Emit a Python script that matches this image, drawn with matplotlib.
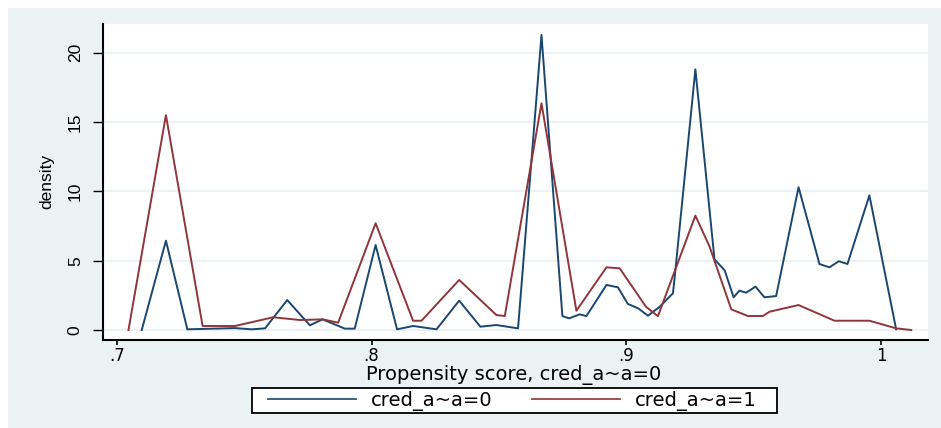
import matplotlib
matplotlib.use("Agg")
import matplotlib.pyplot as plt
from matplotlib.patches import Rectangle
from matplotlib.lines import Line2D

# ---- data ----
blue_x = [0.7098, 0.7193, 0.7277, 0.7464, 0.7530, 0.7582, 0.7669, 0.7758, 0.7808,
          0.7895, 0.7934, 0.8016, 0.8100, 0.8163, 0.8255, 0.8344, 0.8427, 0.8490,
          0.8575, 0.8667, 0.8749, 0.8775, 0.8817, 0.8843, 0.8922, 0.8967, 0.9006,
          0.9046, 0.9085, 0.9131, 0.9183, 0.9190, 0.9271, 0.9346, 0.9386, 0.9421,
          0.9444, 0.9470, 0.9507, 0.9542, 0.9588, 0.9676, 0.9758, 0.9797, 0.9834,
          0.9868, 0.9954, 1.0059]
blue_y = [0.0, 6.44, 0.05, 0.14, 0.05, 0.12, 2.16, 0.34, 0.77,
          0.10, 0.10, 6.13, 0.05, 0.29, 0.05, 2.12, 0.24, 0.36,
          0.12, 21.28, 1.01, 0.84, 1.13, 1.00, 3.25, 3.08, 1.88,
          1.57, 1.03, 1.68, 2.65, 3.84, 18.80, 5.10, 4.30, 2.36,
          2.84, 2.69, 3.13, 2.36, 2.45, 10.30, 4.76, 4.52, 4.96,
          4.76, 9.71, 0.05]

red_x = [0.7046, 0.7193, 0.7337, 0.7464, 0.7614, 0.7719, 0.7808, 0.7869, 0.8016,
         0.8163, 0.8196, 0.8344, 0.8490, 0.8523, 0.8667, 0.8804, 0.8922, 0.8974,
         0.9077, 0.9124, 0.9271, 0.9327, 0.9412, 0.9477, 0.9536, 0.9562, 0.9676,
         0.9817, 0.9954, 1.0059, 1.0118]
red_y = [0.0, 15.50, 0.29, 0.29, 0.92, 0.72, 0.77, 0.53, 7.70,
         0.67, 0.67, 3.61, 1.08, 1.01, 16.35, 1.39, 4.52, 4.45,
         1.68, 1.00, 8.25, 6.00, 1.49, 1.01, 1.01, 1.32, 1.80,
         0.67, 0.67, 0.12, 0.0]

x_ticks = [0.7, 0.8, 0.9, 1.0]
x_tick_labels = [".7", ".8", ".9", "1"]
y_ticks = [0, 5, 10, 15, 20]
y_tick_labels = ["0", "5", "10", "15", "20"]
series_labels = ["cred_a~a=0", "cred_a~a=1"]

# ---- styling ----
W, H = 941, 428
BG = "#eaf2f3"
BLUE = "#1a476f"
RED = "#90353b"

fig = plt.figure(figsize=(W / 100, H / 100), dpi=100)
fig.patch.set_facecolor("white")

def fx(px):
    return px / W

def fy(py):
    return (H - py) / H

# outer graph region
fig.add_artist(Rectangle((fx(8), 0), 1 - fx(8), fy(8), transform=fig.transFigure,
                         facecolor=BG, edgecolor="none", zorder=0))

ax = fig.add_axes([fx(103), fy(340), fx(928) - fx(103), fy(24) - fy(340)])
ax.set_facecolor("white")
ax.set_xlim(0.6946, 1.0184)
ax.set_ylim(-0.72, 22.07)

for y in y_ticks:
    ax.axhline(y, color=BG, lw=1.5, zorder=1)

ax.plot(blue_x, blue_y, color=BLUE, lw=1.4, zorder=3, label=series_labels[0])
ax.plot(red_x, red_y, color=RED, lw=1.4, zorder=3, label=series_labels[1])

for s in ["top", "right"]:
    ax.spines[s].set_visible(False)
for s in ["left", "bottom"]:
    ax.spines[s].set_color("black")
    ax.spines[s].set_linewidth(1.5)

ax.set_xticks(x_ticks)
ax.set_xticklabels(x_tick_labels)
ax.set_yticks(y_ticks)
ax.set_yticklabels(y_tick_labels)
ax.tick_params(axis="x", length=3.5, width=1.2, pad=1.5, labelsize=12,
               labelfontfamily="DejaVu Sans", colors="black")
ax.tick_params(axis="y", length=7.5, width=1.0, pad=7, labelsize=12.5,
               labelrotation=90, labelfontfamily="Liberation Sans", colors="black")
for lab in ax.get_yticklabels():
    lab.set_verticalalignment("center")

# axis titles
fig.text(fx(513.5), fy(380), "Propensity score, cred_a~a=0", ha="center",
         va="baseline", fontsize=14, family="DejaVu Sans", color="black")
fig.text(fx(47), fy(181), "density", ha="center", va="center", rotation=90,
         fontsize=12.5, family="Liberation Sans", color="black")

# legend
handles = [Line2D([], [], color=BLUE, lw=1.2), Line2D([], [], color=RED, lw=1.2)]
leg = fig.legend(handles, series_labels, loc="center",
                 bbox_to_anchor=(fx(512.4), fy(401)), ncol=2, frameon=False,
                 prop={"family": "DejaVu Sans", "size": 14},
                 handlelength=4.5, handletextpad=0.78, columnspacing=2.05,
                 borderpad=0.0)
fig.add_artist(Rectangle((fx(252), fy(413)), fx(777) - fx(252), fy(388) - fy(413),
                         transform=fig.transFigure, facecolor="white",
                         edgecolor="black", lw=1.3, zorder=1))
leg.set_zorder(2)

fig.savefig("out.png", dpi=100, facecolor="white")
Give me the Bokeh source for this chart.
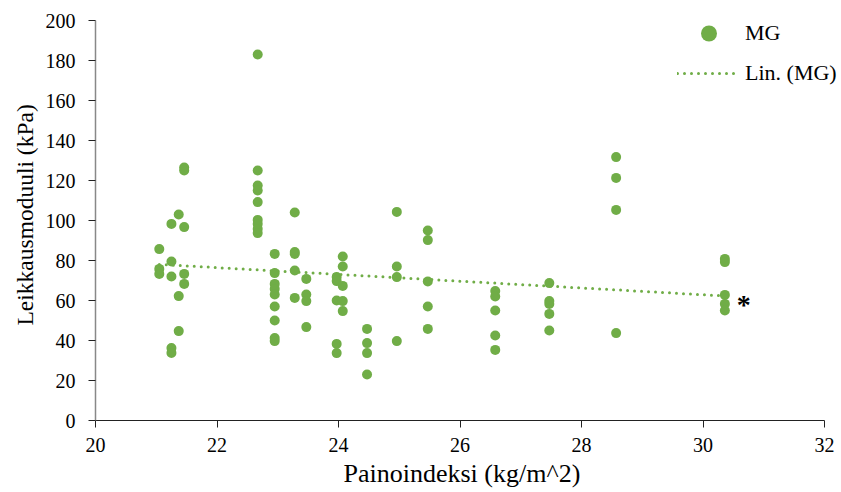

- **The exercise**:
Reproduce the records, all of them, word for word; omit the pictures.

- **Response to this task**:
Emit a Python script that matches this image, drawn with matplotlib.
import matplotlib
matplotlib.use("Agg")
import matplotlib.pyplot as plt
from matplotlib.patches import Rectangle
from matplotlib.lines import Line2D

# ---- data ----
blue_x = [0.7098, 0.7193, 0.7277, 0.7464, 0.7530, 0.7582, 0.7669, 0.7758, 0.7808,
          0.7895, 0.7934, 0.8016, 0.8100, 0.8163, 0.8255, 0.8344, 0.8427, 0.8490,
          0.8575, 0.8667, 0.8749, 0.8775, 0.8817, 0.8843, 0.8922, 0.8967, 0.9006,
          0.9046, 0.9085, 0.9131, 0.9183, 0.9190, 0.9271, 0.9346, 0.9386, 0.9421,
          0.9444, 0.9470, 0.9507, 0.9542, 0.9588, 0.9676, 0.9758, 0.9797, 0.9834,
          0.9868, 0.9954, 1.0059]
blue_y = [0.0, 6.44, 0.05, 0.14, 0.05, 0.12, 2.16, 0.34, 0.77,
          0.10, 0.10, 6.13, 0.05, 0.29, 0.05, 2.12, 0.24, 0.36,
          0.12, 21.28, 1.01, 0.84, 1.13, 1.00, 3.25, 3.08, 1.88,
          1.57, 1.03, 1.68, 2.65, 3.84, 18.80, 5.10, 4.30, 2.36,
          2.84, 2.69, 3.13, 2.36, 2.45, 10.30, 4.76, 4.52, 4.96,
          4.76, 9.71, 0.05]

red_x = [0.7046, 0.7193, 0.7337, 0.7464, 0.7614, 0.7719, 0.7808, 0.7869, 0.8016,
         0.8163, 0.8196, 0.8344, 0.8490, 0.8523, 0.8667, 0.8804, 0.8922, 0.8974,
         0.9077, 0.9124, 0.9271, 0.9327, 0.9412, 0.9477, 0.9536, 0.9562, 0.9676,
         0.9817, 0.9954, 1.0059, 1.0118]
red_y = [0.0, 15.50, 0.29, 0.29, 0.92, 0.72, 0.77, 0.53, 7.70,
         0.67, 0.67, 3.61, 1.08, 1.01, 16.35, 1.39, 4.52, 4.45,
         1.68, 1.00, 8.25, 6.00, 1.49, 1.01, 1.01, 1.32, 1.80,
         0.67, 0.67, 0.12, 0.0]

x_ticks = [0.7, 0.8, 0.9, 1.0]
x_tick_labels = [".7", ".8", ".9", "1"]
y_ticks = [0, 5, 10, 15, 20]
y_tick_labels = ["0", "5", "10", "15", "20"]
series_labels = ["cred_a~a=0", "cred_a~a=1"]

# ---- styling ----
W, H = 941, 428
BG = "#eaf2f3"
BLUE = "#1a476f"
RED = "#90353b"

fig = plt.figure(figsize=(W / 100, H / 100), dpi=100)
fig.patch.set_facecolor("white")

def fx(px):
    return px / W

def fy(py):
    return (H - py) / H

# outer graph region
fig.add_artist(Rectangle((fx(8), 0), 1 - fx(8), fy(8), transform=fig.transFigure,
                         facecolor=BG, edgecolor="none", zorder=0))

ax = fig.add_axes([fx(103), fy(340), fx(928) - fx(103), fy(24) - fy(340)])
ax.set_facecolor("white")
ax.set_xlim(0.6946, 1.0184)
ax.set_ylim(-0.72, 22.07)

for y in y_ticks:
    ax.axhline(y, color=BG, lw=1.5, zorder=1)

ax.plot(blue_x, blue_y, color=BLUE, lw=1.4, zorder=3, label=series_labels[0])
ax.plot(red_x, red_y, color=RED, lw=1.4, zorder=3, label=series_labels[1])

for s in ["top", "right"]:
    ax.spines[s].set_visible(False)
for s in ["left", "bottom"]:
    ax.spines[s].set_color("black")
    ax.spines[s].set_linewidth(1.5)

ax.set_xticks(x_ticks)
ax.set_xticklabels(x_tick_labels)
ax.set_yticks(y_ticks)
ax.set_yticklabels(y_tick_labels)
ax.tick_params(axis="x", length=3.5, width=1.2, pad=1.5, labelsize=12,
               labelfontfamily="DejaVu Sans", colors="black")
ax.tick_params(axis="y", length=7.5, width=1.0, pad=7, labelsize=12.5,
               labelrotation=90, labelfontfamily="Liberation Sans", colors="black")
for lab in ax.get_yticklabels():
    lab.set_verticalalignment("center")

# axis titles
fig.text(fx(513.5), fy(380), "Propensity score, cred_a~a=0", ha="center",
         va="baseline", fontsize=14, family="DejaVu Sans", color="black")
fig.text(fx(47), fy(181), "density", ha="center", va="center", rotation=90,
         fontsize=12.5, family="Liberation Sans", color="black")

# legend
handles = [Line2D([], [], color=BLUE, lw=1.2), Line2D([], [], color=RED, lw=1.2)]
leg = fig.legend(handles, series_labels, loc="center",
                 bbox_to_anchor=(fx(512.4), fy(401)), ncol=2, frameon=False,
                 prop={"family": "DejaVu Sans", "size": 14},
                 handlelength=4.5, handletextpad=0.78, columnspacing=2.05,
                 borderpad=0.0)
fig.add_artist(Rectangle((fx(252), fy(413)), fx(777) - fx(252), fy(388) - fy(413),
                         transform=fig.transFigure, facecolor="white",
                         edgecolor="black", lw=1.3, zorder=1))
leg.set_zorder(2)

fig.savefig("out.png", dpi=100, facecolor="white")
Give me the Bokeh source for this chart.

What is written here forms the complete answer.